Problem >> Tell how many lines contain the word "this". Reply with the number only.
--- Start of Exercise material ---
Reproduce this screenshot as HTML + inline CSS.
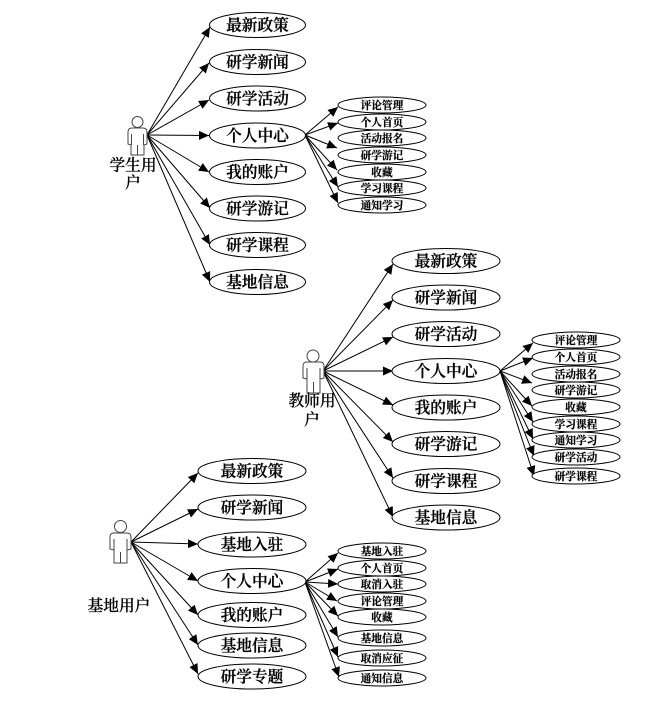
<!DOCTYPE html>
<html><head><meta charset="utf-8"><style>
html,body{margin:0;padding:0;background:#fff}
svg{display:block}
text{font-family:"Liberation Serif","Noto Serif CJK SC",serif;fill:#000;text-anchor:middle;stroke:#000}
.m{font-size:15.7px;font-weight:600;stroke-width:.25}
.s{font-size:10.7px;font-weight:700;stroke-width:.2}
.a{font-size:15.7px;font-weight:500;stroke-width:.25}
line{stroke:#000;stroke-width:1;marker-end:url(#h)}
ellipse{fill:#fff;stroke:#000;stroke-width:1}
.b{fill:#fff;stroke:#444;stroke-width:1}
</style></head><body>
<svg width="645" height="705" viewBox="0 0 645 705" xmlns="http://www.w3.org/2000/svg">
<defs><marker id="h" markerUnits="userSpaceOnUse" markerWidth="11" markerHeight="11" refX="10" refY="5" orient="auto"><path d="M0 0.5L10 5L0 9.500z" fill="#000"/></marker></defs>

<!-- Student -->
<g>
<line x1="147" y1="135" x2="210" y2="27"/><line x1="147" y1="135" x2="209" y2="63"/><line x1="147" y1="135" x2="209" y2="100"/><line x1="147" y1="135" x2="209" y2="135.5"/><line x1="147" y1="135" x2="209" y2="172"/><line x1="147" y1="135" x2="210" y2="208"/><line x1="147" y1="135" x2="210" y2="245"/><line x1="147" y1="135" x2="210" y2="282"/>
<line x1="305" y1="135" x2="338" y2="107"/><line x1="305" y1="135" x2="338" y2="123"/><line x1="305" y1="135" x2="337" y2="148"/><line x1="305" y1="135" x2="337" y2="170"/><line x1="305" y1="135" x2="338" y2="187"/><line x1="305" y1="135" x2="338" y2="203"/>
<g transform="translate(128,128)"><circle class="b" cx="9.5" cy="-6" r="5.5"/><path class="b" d="M0 16V4Q0 0 4 0H15Q19 0 19 4V16L16 17V27H3V17Z"/><path d="M3.500 6V17M15.500 6V17M9.500 17V27" stroke="#444" fill="none"/></g>
<text class="a" x="133" y="170.500">学生用</text><text class="a" x="133" y="188">户</text>
<ellipse cx="257.500" cy="25" rx="48" ry="12.500"/><text class="m" x="257.500" y="30.500">最新政策</text>
<ellipse cx="257.500" cy="62" rx="48" ry="12.500"/><text class="m" x="257.500" y="67.500">研学新闻</text>
<ellipse cx="257.500" cy="98.500" rx="48" ry="12.500"/><text class="m" x="257.500" y="104">研学活动</text>
<ellipse cx="257.500" cy="135.500" rx="48" ry="12.500"/><text class="m" x="257.500" y="141">个人中心</text>
<ellipse cx="257.500" cy="172" rx="48" ry="12.500"/><text class="m" x="257.500" y="177.500">我的账户</text>
<ellipse cx="257.500" cy="208.500" rx="48" ry="12.500"/><text class="m" x="257.500" y="214">研学游记</text>
<ellipse cx="257.500" cy="245" rx="48" ry="12.500"/><text class="m" x="257.500" y="250.500">研学课程</text>
<ellipse cx="257.500" cy="282" rx="48" ry="12.500"/><text class="m" x="257.500" y="287.500">基地信息</text>
<ellipse cx="382" cy="105" rx="44" ry="8"/><text class="s" x="382" y="109">评论管理</text>
<ellipse cx="382" cy="122" rx="44" ry="8"/><text class="s" x="382" y="126">个人首页</text>
<ellipse cx="382" cy="138" rx="44" ry="8"/><text class="s" x="382" y="142">活动报名</text>
<ellipse cx="382" cy="155" rx="44" ry="8"/><text class="s" x="382" y="159">研学游记</text>
<ellipse cx="382" cy="172" rx="44" ry="8"/><text class="s" x="382" y="176">收藏</text>
<ellipse cx="382" cy="188" rx="44" ry="8"/><text class="s" x="382" y="192">学习课程</text>
<ellipse cx="382" cy="205" rx="44" ry="8"/><text class="s" x="382" y="209">通知学习</text>
</g>

<!-- Teacher -->
<g>
<line x1="323" y1="371" x2="393" y2="264"/><line x1="323" y1="371" x2="393" y2="300"/><line x1="323" y1="371" x2="393" y2="337"/><line x1="323" y1="371" x2="393" y2="371"/><line x1="323" y1="371" x2="393" y2="405"/><line x1="323" y1="371" x2="393" y2="442"/><line x1="323" y1="371" x2="393" y2="478"/><line x1="323" y1="371" x2="393" y2="517"/>
<line x1="500" y1="371" x2="533" y2="343"/><line x1="500" y1="371" x2="533" y2="358"/><line x1="500" y1="371" x2="532" y2="383"/><line x1="500" y1="371" x2="532" y2="406"/><line x1="500" y1="371" x2="533" y2="422"/><line x1="500" y1="371" x2="533" y2="439"/><line x1="500" y1="371" x2="534" y2="456"/><line x1="500" y1="371" x2="534" y2="476"/>
<g transform="translate(303,362)"><circle class="b" cx="10" cy="-6" r="6"/><path class="b" d="M0 16V4Q0 0 4 0H17Q21 0 21 4V16L17 17V31H4V17Z"/><path d="M4 6V17M17 6V17M10.500 20V31" stroke="#444" fill="none"/></g>
<text class="a" x="312" y="406">教师用</text><text class="a" x="312" y="425">户</text>
<ellipse cx="446" cy="261" rx="54" ry="12.500"/><text class="m" x="446" y="266.500">最新政策</text>
<ellipse cx="446" cy="297.500" rx="54" ry="12.500"/><text class="m" x="446" y="303">研学新闻</text>
<ellipse cx="446" cy="334" rx="54" ry="12.500"/><text class="m" x="446" y="339.500">研学活动</text>
<ellipse cx="446" cy="371" rx="54" ry="12.500"/><text class="m" x="446" y="376.500">个人中心</text>
<ellipse cx="446" cy="407.500" rx="54" ry="12.500"/><text class="m" x="446" y="413">我的账户</text>
<ellipse cx="446" cy="444" rx="54" ry="12.500"/><text class="m" x="446" y="449.500">研学游记</text>
<ellipse cx="446" cy="481" rx="54" ry="12.500"/><text class="m" x="446" y="486.500">研学课程</text>
<ellipse cx="446" cy="517.500" rx="54" ry="12.500"/><text class="m" x="446" y="523">基地信息</text>
<ellipse cx="576" cy="340" rx="44" ry="8"/><text class="s" x="576" y="344">评论管理</text>
<ellipse cx="576" cy="357" rx="44" ry="8"/><text class="s" x="576" y="361">个人首页</text>
<ellipse cx="576" cy="374" rx="44" ry="8"/><text class="s" x="576" y="378">活动报名</text>
<ellipse cx="576" cy="390" rx="44" ry="8"/><text class="s" x="576" y="394">研学游记</text>
<ellipse cx="576" cy="407" rx="44" ry="8"/><text class="s" x="576" y="411">收藏</text>
<ellipse cx="576" cy="424" rx="44" ry="8"/><text class="s" x="576" y="428">学习课程</text>
<ellipse cx="576" cy="440" rx="44" ry="8"/><text class="s" x="576" y="444">通知学习</text>
<ellipse cx="576" cy="457" rx="44" ry="8"/><text class="s" x="576" y="461">研学活动</text>
<ellipse cx="576" cy="476" rx="44" ry="8"/><text class="s" x="576" y="480">研学课程</text>
</g>

<!-- Base -->
<g>
<line x1="131" y1="542" x2="198" y2="473"/><line x1="131" y1="542" x2="198" y2="509"/><line x1="131" y1="542" x2="198" y2="544"/><line x1="131" y1="542" x2="198" y2="581"/><line x1="131" y1="542" x2="198" y2="615"/><line x1="131" y1="542" x2="198" y2="645"/><line x1="131" y1="542" x2="198" y2="674"/>
<line x1="305" y1="582" x2="338" y2="553"/><line x1="305" y1="582" x2="338" y2="569"/><line x1="305" y1="582" x2="338" y2="584"/><line x1="305" y1="582" x2="337" y2="601"/><line x1="305" y1="582" x2="338" y2="616"/><line x1="305" y1="582" x2="338" y2="637"/><line x1="305" y1="582" x2="338" y2="657"/><line x1="305" y1="582" x2="339" y2="677"/>
<g transform="translate(110,533)"><circle class="b" cx="10.500" cy="-6.500" r="6"/><path class="b" d="M0 16V4Q0 0 4 0H17Q21 0 21 4V16L17 17V30H4V17Z"/><path d="M4 6V17M17 6V17M10.500 19V30" stroke="#444" fill="none"/></g>
<text class="a" x="119" y="611">基地用户</text>
<ellipse cx="252" cy="471" rx="54" ry="12.500"/><text class="m" x="252" y="476.500">最新政策</text>
<ellipse cx="252" cy="507.500" rx="54" ry="12.500"/><text class="m" x="252" y="513">研学新闻</text>
<ellipse cx="252" cy="544.500" rx="54" ry="12.500"/><text class="m" x="252" y="550">基地入驻</text>
<ellipse cx="252" cy="581" rx="54" ry="12.500"/><text class="m" x="252" y="586.500">个人中心</text>
<ellipse cx="252" cy="615" rx="54" ry="12.500"/><text class="m" x="252" y="620.500">我的账户</text>
<ellipse cx="252" cy="645.500" rx="54" ry="12.500"/><text class="m" x="252" y="651">基地信息</text>
<ellipse cx="252" cy="676.500" rx="54" ry="12.500"/><text class="m" x="252" y="682">研学专题</text>
<ellipse cx="382" cy="551" rx="44" ry="8"/><text class="s" x="382" y="555">基地入驻</text>
<ellipse cx="382" cy="568" rx="44" ry="8"/><text class="s" x="382" y="572">个人首页</text>
<ellipse cx="382" cy="584" rx="44" ry="8"/><text class="s" x="382" y="588">取消入驻</text>
<ellipse cx="382" cy="601" rx="44" ry="8"/><text class="s" x="382" y="605">评论管理</text>
<ellipse cx="382" cy="617" rx="44" ry="8"/><text class="s" x="382" y="621">收藏</text>
<ellipse cx="382" cy="638" rx="44" ry="8"/><text class="s" x="382" y="642">基地信息</text>
<ellipse cx="382" cy="658" rx="44" ry="8"/><text class="s" x="382" y="662">取消应征</text>
<ellipse cx="382" cy="678" rx="44" ry="8"/><text class="s" x="382" y="682">通知信息</text>
</g>
</svg>
</body></html>
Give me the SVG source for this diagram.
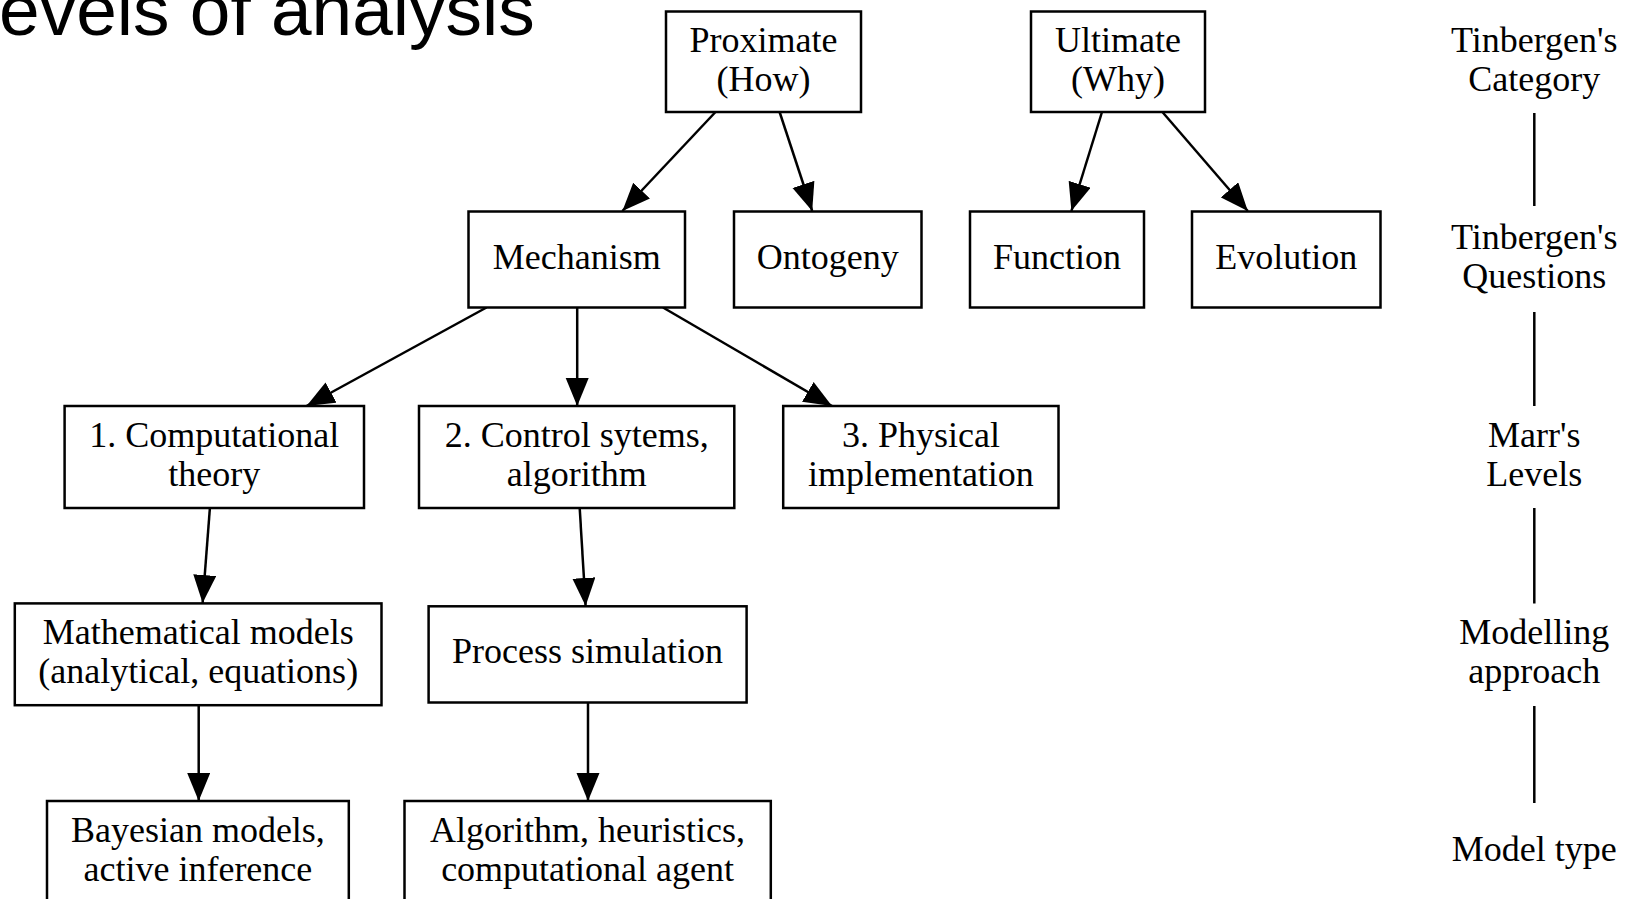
--- End of Exercise material ---
Final result >> 2